State Department staffers have had a number of disagreements with President Trump — including signing a memo opposing the travel ban, trying to prioritize approved visas from the affected countries, and attempting to assure Australia that a refugee resettlement deal is still on, despite what Trump suggested in a tweet.
Now sources claim that the State Department offered the new administration an International Holocaust Remembrance Day statement that wouldn’t have sparked an angry backlash and accusations of Holocaust denial, but the White House opted not to use it.
While the White House statement only mentioned that “innocent people” were subject to “Nazi terror,” Politico reports that the State Department’s Office of the Special Envoy for Holocaust Issues prepared a message that mentioned Jewish victims, as it had done in the past. Sources say State Department officials thought the statement was being drafted for use by the White House.
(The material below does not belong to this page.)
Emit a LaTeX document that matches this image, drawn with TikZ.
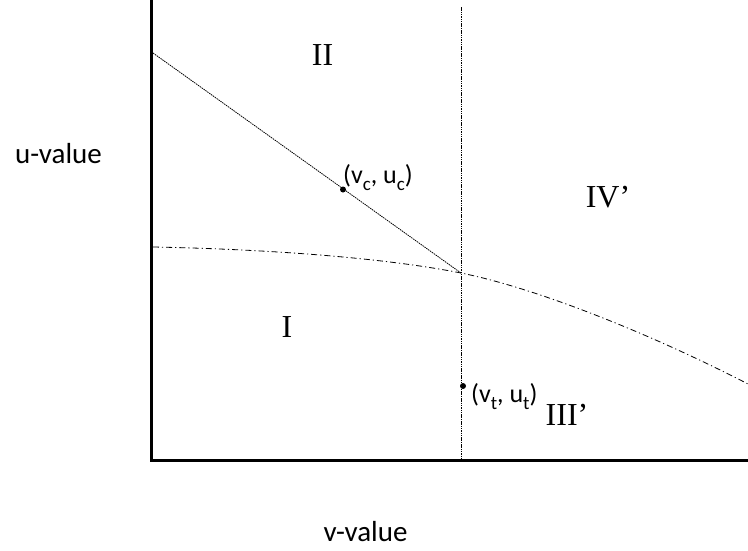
\documentclass[tikz,border=0pt]{standalone}
\usepackage{fontspec}
\setmainfont{Liberation Serif}
\newfontfamily\lblfont{Carlito}
\newcommand{\lsub}[1]{\raisebox{-0.28em}{\fontsize{19}{20}\selectfont #1}}
\begin{document}
\begin{tikzpicture}[x=1pt,y=-1pt,
  axisline/.style={line width=3pt, line join=miter},
  thinline/.style={line width=0.8pt, dash pattern=on 1.5pt off 0.8pt},
  dashdotline/.style={line width=0.8pt, dash pattern=on 6pt off 3pt on 1.2pt off 3pt},
  region/.style={font=\fontsize{32}{36}\selectfont, inner sep=0pt, anchor=base},
  axislabel/.style={font=\lblfont\fontsize{29}{32}\selectfont, inner sep=0pt, anchor=base},
  ptlabel/.style={font=\lblfont\fontsize{26}{30}\selectfont, inner sep=0pt, anchor=base west},
  dot/.style={circle, fill=black, inner sep=0pt, minimum size=6pt}]
\useasboundingbox (0,0) rectangle (748,550);
% axes
\coordinate (top) at (151.5,0);
\coordinate (origin) at (151.5,460.5);
\coordinate (right) at (748,460.5);
\draw[axisline] (top) -- (origin) -- (right);
% vertical dotted line
\coordinate (vtop) at (461,7);
\coordinate (vbot) at (461,460);
\draw[thinline] (vtop) -- (vbot);
% diagonal line
\coordinate (dstart) at (153,53);
\coordinate (cross) at (461,273);
\draw[thinline] (dstart) -- (cross);
% dash-dot curve
\coordinate (cstart) at (153,247);
\coordinate (cend) at (748,384);
\draw[dashdotline] (cstart) .. controls (260,249) and (380,257) .. (cross)
  .. controls (540,289) and (655,336) .. (cend);
% points
\node[dot] (pc) at (343,189.5) {};
\node[dot] (pt) at (463,386) {};
\node[ptlabel] (lc) at (343,183) {(v\lsub{c}, u\lsub{c})};
\node[ptlabel] (lt) at (471,402) {(v\lsub{t}, u\lsub{t})};
% regions
\node[region] (rII) at (322.5,65) {II};
\node[region] (rI) at (287,337) {I};
\node[region] (rIV) at (608,207) {IV’};
\node[region] (rIII) at (567,425) {III’};
% axis labels
\node[axislabel] (ul) at (58.5,163) {u-value};
\node[axislabel] (vl) at (365.5,541) {v-value};
\end{tikzpicture}
\end{document}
An unnamed White House official said they didn’t see the State Department draft until after they had issued their own statement, and then told State not to release its version because it came in after 7 p.m. The official denied that they asked the State Department to draft a statement.
While critics note that downplaying the Nazis’ persecution of the Jews is a key feature of Holocaust denial, various White House officials have said the incident is overblown. White House Press Secretary Sean Spicer accused critics of “nitpicking” and noted that the statement was written “with the help of an individual who is both Jewish and the descendent of Holocaust survivors.” White House Chief of Staff Reince Priebus said he doesn’t “regret the words,” and Trump spokesperson Hope Hicks responded, “We are an incredibly inclusive group and we took into account all of those who suffered.”